If we grant employee share options and other share-based compensation in the future, our net profit could be adversely affected.
In 2017, our PRC subsidiary Atour Shanghai adopted the 2017 Share Incentive Plan, or the 2017 PRC Plan. In 2021, we adopted the Public Company Share Incentive Plan, or the Public Company Plan, at the Cayman Islands’ level in preparation for this offering, to replace the 2017 PRC Plan. The purpose of the Public Company Plan is to recognize and reward participants for their contribution to our company, to attract suitable personnel and to provide incentives to them to remain with and further contribute to us.

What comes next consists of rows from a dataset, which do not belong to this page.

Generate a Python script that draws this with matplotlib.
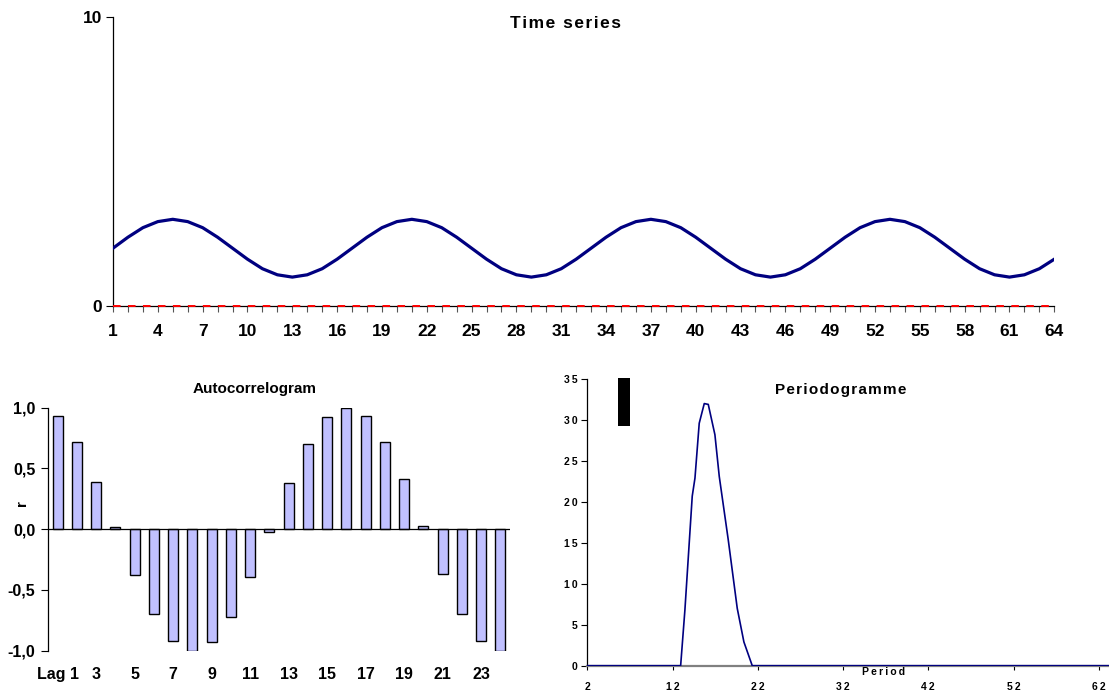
import matplotlib
matplotlib.use("Agg")
import matplotlib.pyplot as plt
from matplotlib.patches import Rectangle

plt.rcParams['font.family'] = ['Liberation Sans', 'DejaVu Sans']
plt.rcParams['font.weight'] = 'bold'

# ---- data ----
time_index = list(range(1, 65))
series_values = [
    2.00, 2.38, 2.71, 2.92, 3.00, 2.92, 2.71, 2.38, 2.00, 1.62, 1.29, 1.08, 1.00, 1.08, 1.29, 1.62,
    2.00, 2.38, 2.71, 2.92, 3.00, 2.92, 2.71, 2.38, 2.00, 1.62, 1.29, 1.08, 1.00, 1.08, 1.29, 1.62,
    2.00, 2.38, 2.71, 2.92, 3.00, 2.92, 2.71, 2.38, 2.00, 1.62, 1.29, 1.08, 1.00, 1.08, 1.29, 1.62,
    2.00, 2.38, 2.71, 2.92, 3.00, 2.92, 2.71, 2.38, 2.00, 1.62, 1.29, 1.08, 1.00, 1.08, 1.29, 1.62,
]
baseline_values = [0.0] * 64

lags = list(range(1, 25))
acf_values = [0.93, 0.72, 0.39, 0.02, -0.38, -0.70, -0.92, -1.00, -0.93, -0.72, -0.39, -0.02,
              0.38, 0.70, 0.92, 1.00, 0.93, 0.72, 0.41, 0.03, -0.37, -0.70, -0.92, -1.00]
lag_labels = ["Lag 1", "3", "5", "7", "9", "11", "13", "15", "17", "19", "21", "23"]

periods = [2.0, 10.9, 12.95, 13.45, 14.31, 14.63, 15.13, 15.72, 16.19, 16.97, 17.48,
           18.53, 19.59, 20.37, 21.35, 31.2, 64.0]
power = [0.0, 0.0, 0.0, 6.8, 20.7, 22.9, 29.6, 32.0, 31.9, 28.2, 23.1,
         15.4, 7.0, 2.9, 0.0, 0.0, 0.0]
period_ticks = [2, 12, 22, 32, 42, 52, 62]
power_ticks = [0, 5, 10, 15, 20, 25, 30, 35]

W, H = 1109, 691
fig = plt.figure(figsize=(W / 100, H / 100), dpi=100)


def frac(x0, y_top, x1, y_bot):
    return [x0 / W, 1 - y_bot / H, (x1 - x0) / W, (y_bot - y_top) / H]


def spaced(s, gap="\u2009"):
    return gap.join(s)


NAVY = "#000080"

# ---- time series ----
ax1 = fig.add_axes(frac(113, 17, 1054.3, 306))
ax1.plot(time_index, series_values, color=NAVY, lw=2.3, solid_joinstyle='round', zorder=3)
ax1.plot(time_index, baseline_values, color='red', lw=1.4, dashes=(3.9, 3.8), zorder=4,
         clip_on=False)
ax1.set_xlim(1, 64)
ax1.set_ylim(0, 10)
ax1.set_yticks([0, 10])
ax1.set_xticks(time_index)
ax1.set_xticklabels([str(t) if (t - 1) % 3 == 0 else "" for t in time_index])
for sp in ("top", "right"):
    ax1.spines[sp].set_visible(False)
ax1.spines["left"].set_linewidth(0.9)
ax1.spines["bottom"].set_linewidth(0.9)
ax1.tick_params(axis='x', length=4, width=0.8, color='#555555', pad=9, labelsize=12.5)
ax1.tick_params(axis='y', length=5, width=0.8, pad=3, labelsize=12.5)
fig.text(566 / W, 1 - 23 / H, spaced("Time series", "\u200a"), ha='center', va='center',
         fontsize=12.5, fontweight='bold')

# ---- autocorrelogram ----
ax2 = fig.add_axes(frac(48, 407.7, 510, 650.7))
ax2.bar(lags, acf_values, width=0.52, color="#C0C0FF", edgecolor='black', linewidth=1.0, zorder=3)
ax2.axhline(0, color='black', lw=0.9, zorder=4)
ax2.set_xlim(0.5, 24.5)
ax2.set_ylim(-1, 1)
ax2.set_yticks([-1.0, -0.5, 0.0, 0.5, 1.0])
ax2.set_yticklabels(["-1,0", "-0,5", "0,0", "0,5", "1,0"])
ax2.set_xticks(lags[::2])
ax2.set_xticklabels(lag_labels)
for sp in ("top", "right", "bottom"):
    ax2.spines[sp].set_visible(False)
ax2.spines["left"].set_linewidth(0.9)
ax2.tick_params(axis='x', length=0, pad=12, labelsize=11.5)
ax2.tick_params(axis='y', length=5, width=0.8, pad=4, labelsize=11.5)
fig.text(22 / W, 1 - 503 / H, "r", ha='center', va='center', rotation=90, fontsize=11,
         fontweight='bold')
fig.text(255 / W, 1 - 389 / H, "Autocorrelogram", ha='center', va='center', fontsize=11,
         fontweight='bold')

# ---- periodogram ----
ax3 = fig.add_axes(frac(587.3, 379, 1109, 665.7))
ax3.plot(periods, power, color=NAVY, lw=1.2, zorder=3)
ax3.set_xlim(2, 63.2)
ax3.set_ylim(0, 35)
ax3.set_xticks(period_ticks)
ax3.set_xticklabels([spaced(str(t)) for t in period_ticks])
ax3.set_yticks(power_ticks)
ax3.set_yticklabels([spaced(str(t)) for t in power_ticks])
for sp in ("top", "right"):
    ax3.spines[sp].set_visible(False)
ax3.spines["bottom"].set_color('#808080')
ax3.spines["bottom"].set_linewidth(1.6)
ax3.spines["left"].set_linewidth(0.9)
ax3.tick_params(axis='x', length=3, width=0.8, color='black', pad=9, labelsize=7.5)
ax3.tick_params(axis='y', length=4, width=0.8, pad=3, labelsize=7.5)
ax3.add_patch(Rectangle((5.6, 29.3), 1.4, 5.8, facecolor='black', edgecolor='none',
                        clip_on=False, zorder=5))
fig.text(884 / W, 1 - 672 / H, spaced("Period"), ha='center', va='center', fontsize=7.5,
         fontweight='bold')
fig.text(841 / W, 1 - 390 / H, spaced("Periodogramme", "\u200a"), ha='center', va='center',
         fontsize=11, fontweight='bold')

fig.savefig("out.png", dpi=100)
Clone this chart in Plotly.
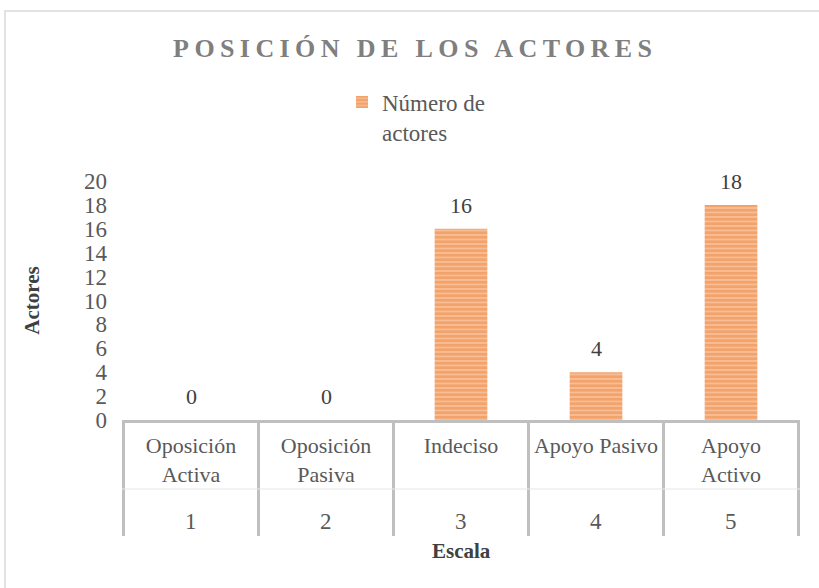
import plotly.graph_objects as go

escala = ["1", "2", "3", "4", "5"]
categorias = ["Oposición<br>Activa", "Oposición<br>Pasiva", "Indeciso", "Apoyo Pasivo", "Apoyo<br>Activo"]
actores = [0, 0, 16, 4, 18]
y_ticks = list(range(0, 21, 2))

FONT = "Liberation Serif"
ORANGE = "#ED7D31"
GRAY_LINE = "#BFBFBF"

fig = go.Figure()
fig.add_trace(go.Bar(
    x=categorias,
    y=actores,
    name="Número de<br>actores",
    width=0.39,
    marker=dict(
        color="#F09458",
        line=dict(width=0),
        pattern=dict(shape="-", fgcolor=ORANGE, bgcolor="#F8C6A2", size=4.5, solidity=0.7),
    ),
    cliponaxis=False,
))

annotations = []
# data labels
for c, v in zip(categorias, actores):
    annotations.append(dict(x=c, y=v, xref="x", yref="y", text=str(v), showarrow=False,
                            yanchor="bottom", yshift=9,
                            font=dict(family=FONT, size=22, color="#404040")))
# outer category level
for c, e in zip(categorias, escala):
    annotations.append(dict(x=c, y=0, xref="x", yref="paper", text=e, showarrow=False,
                            yanchor="middle", yshift=-101,
                            font=dict(family=FONT, size=23, color="#595959")))
# axis titles
annotations.append(dict(x=0.501, y=0, xref="paper", yref="paper", text="<b>Escala</b>",
                        showarrow=False, yanchor="middle", yshift=-131,
                        font=dict(family=FONT, size=21, color="#404040")))
annotations.append(dict(x=-0.134, y=0.5, xref="paper", yref="paper", text="<b>Actores</b>",
                        showarrow=False, textangle=-90, xanchor="center", yanchor="middle",
                        font=dict(family=FONT, size=21, color="#404040")))

shapes = [dict(type="rect", xref="paper", yref="paper",
               x0=-0.1726, x1=1.1, y0=-0.75, y1=1.711,
               line=dict(color="#D9D9D9", width=1.5), layer="below")]
# table dividers (vertical) at category boundaries
for k in range(len(categorias) + 1):
    shapes.append(dict(type="line", xref="x", yref="paper", x0=k - 0.5, x1=k - 0.5,
                       ysizemode="pixel", yanchor=0, y0=0, y1=-116,
                       line=dict(color=GRAY_LINE, width=3)))
# faint divider between levels
shapes.append(dict(type="line", xref="paper", yref="paper", x0=0, x1=1,
                   ysizemode="pixel", yanchor=0, y0=-69, y1=-69,
                   line=dict(color="#E6E6E6", width=1)))

fig.update_layout(
    width=819, height=588,
    paper_bgcolor="white", plot_bgcolor="white",
    margin=dict(l=122, r=19, t=181, b=168, autoexpand=False),
    font=dict(family=FONT, size=23, color="#595959"),
    title=dict(
        text='<span style="letter-spacing:5.4px"><b>POSICIÓN DE LOS ACTORES</b></span>',
        x=0.507, xanchor="center", y=0.918, yanchor="middle",
        font=dict(family=FONT, size=26, color="#7F7F7F"),
    ),
    showlegend=True,
    legend=dict(
        x=0.3245, xanchor="left", y=1.268, yanchor="middle", valign="top",
        font=dict(family=FONT, size=23, color="#595959"),
        bgcolor="rgba(0,0,0,0)",
    ),
    annotations=annotations,
    shapes=shapes,
)
fig.update_xaxes(
    type="category",
    showline=True, linecolor=GRAY_LINE, linewidth=3,
    showgrid=False, ticks="", ticklabelstandoff=4,
    tickfont=dict(family=FONT, size=22, color="#595959"),
)
fig.update_yaxes(
    range=[0, 20], tickvals=y_ticks, showgrid=False, zeroline=False, showline=False,
    ticks="", ticklabelstandoff=14,
    tickfont=dict(family=FONT, size=23, color="#595959"),
)

fig.write_html("out.html", config={"displayModeBar": False},
               post_script="document.body.style.margin='0';")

See “Management — Public Company Plan.”
Under the Public Company Plan, the maximum aggregate number of Class A ordinary shares we are authorized to issue pursuant to equity awards granted thereunder, subject to certain adjustments pursuant to the terms thereof, is 51,029,546 Class A ordinary shares, which have been reserved for issuance pursuant to the Public Company Plan accordingly. The awards representing 14,196,882 Class A ordinary shares previously granted to participants under the 2017 PRC Plan have been fully replaced by the awards issued under the Public Company Plan prior to the completion of this offering. As of the completion of this offering, a total of 17,868,628 share options corresponding to 17,868,628 underlying Class A ordinary shares have been granted to the participants under the Public Company Plan, including 14,196,882 share options granted or will be granted to participants under the 2017 PRC Plan in exchange for cancellation of their outstanding awards previously granted under the 2017 PRC Plan.
Pursuant to the vesting conditions of 15,142,878 share options granted under the Public Company Plan, we would have recognized share-based compensation expenses of RMB67.5 million (US$10.5 million) for those awards as of June 30, 2021, assuming this offering had been completed on such date. As a result, we expect to, upon the completion of this offering, record a material amount of share-based compensation expenses for those awards for which the vesting conditions have been satisfied as of such date.